Subject stem. Normally, the “stem” of a vessel is the forward end of the hull.
The word can also refer to the vessel’s keeping sufficient speed just so as to counteract tidal flow. However, in the context of cargo operations and chartering, the word refers to the quantity and availability of cargo proposed to be loaded. The original reason for “stem” was related to the mines being able to supply cargoes of coal so that the ship could be loaded within the agreed laytime in the charterparty. The fixture became firm when the charterers were certain that the mines and shippers could supply the coal without delay beyond the laytime allowed.
In modern chartering, a charterer may fix the ship “subject stem”, supposedly indicating that the cargo quantity and available dates are still to be decided, but in fact this could be a deception while he is looking elsewhere for a cheaper ship. The unethical and unscrupulous charterer could fix several vessels simultaneously using “subject stem” and then approve the cheapest.
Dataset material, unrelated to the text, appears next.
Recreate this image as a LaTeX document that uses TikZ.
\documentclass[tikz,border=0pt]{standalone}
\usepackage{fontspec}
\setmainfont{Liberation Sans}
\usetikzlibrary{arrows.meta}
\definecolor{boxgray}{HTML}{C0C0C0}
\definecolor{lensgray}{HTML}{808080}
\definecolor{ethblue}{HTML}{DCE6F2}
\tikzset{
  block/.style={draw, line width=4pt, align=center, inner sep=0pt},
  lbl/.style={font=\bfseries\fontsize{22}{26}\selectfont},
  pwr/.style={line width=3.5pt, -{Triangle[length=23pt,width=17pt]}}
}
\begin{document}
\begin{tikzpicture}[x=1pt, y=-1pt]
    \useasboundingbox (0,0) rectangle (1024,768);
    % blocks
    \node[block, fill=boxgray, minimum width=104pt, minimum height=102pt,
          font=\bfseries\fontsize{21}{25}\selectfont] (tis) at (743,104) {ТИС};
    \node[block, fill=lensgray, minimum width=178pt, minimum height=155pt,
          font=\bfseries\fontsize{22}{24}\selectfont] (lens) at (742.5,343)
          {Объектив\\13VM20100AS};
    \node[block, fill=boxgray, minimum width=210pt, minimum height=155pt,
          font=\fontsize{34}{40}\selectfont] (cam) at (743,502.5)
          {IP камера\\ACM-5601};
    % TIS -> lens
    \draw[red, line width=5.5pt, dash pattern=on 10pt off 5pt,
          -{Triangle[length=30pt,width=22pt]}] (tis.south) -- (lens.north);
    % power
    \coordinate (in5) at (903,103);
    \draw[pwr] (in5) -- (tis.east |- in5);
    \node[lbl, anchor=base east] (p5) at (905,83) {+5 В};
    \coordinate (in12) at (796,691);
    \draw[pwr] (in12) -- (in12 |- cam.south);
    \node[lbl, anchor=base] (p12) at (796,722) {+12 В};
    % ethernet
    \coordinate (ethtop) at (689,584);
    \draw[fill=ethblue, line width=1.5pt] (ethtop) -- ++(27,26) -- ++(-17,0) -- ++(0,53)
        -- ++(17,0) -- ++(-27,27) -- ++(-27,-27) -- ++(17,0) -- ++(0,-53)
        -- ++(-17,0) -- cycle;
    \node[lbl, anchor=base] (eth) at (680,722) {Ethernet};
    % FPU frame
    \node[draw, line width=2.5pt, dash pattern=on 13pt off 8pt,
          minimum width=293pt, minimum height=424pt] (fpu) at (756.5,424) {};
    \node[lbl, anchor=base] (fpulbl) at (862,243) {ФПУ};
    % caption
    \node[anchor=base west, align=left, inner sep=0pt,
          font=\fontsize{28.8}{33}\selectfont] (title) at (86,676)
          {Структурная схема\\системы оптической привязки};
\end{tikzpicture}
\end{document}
Alternatively, they can fix the ship. “subject stem” but their own vessel is available, yet they are searching around for a good charter for their own vessel. If they do not obtain one their own vessel can then carry the cargo.
Because this restriction is used unethically in the shipping world, BIMCO recommends that certain principles and cautions, such as the owner’s imposing a time limit, should be followed:
“The restriction `subject stem’ can only apply to shippers’ and/or suppliers’ agreement to make a cargo available for specified dates, to the exclusion of any other meaning. In case of stem not granted as required, no other ship can be fixed by Charterers before the one initially fixed `subject stem’ has received the first refusal to accept the amended dates and/or quantity, provided they are reasonably near.”
Despite the unethical and unprofessional practices when this phrase is misused in chartering,, in the coal trades and in other trades where mined cargo is to be loaded, such as ore; the phrase , is generally correctly used in its original sense. Fixtures of vessels for full bulk cargoes, such as coal, are frequently reported “subject to stem”, which implies that the coal supplies and charterers have still to arrange delivery of the parcel of coal in the laydays agreed upon. As soon as a “stem” has been arranged, the date on which loading is to commence is called “stemdate”. Laydays also count from the “stemdate” on the understanding, of course, the vessel is actually ready to load and notice of readiness has been tendered and accepted.
If loading operations can be started immediately after arrival, the term “free stem” applies. When there is, a chance of misuse of the phrase, and also in a good market, the owners should impose a short time limit for the charterer to reply, perhaps within the same day or within a specified number of hours.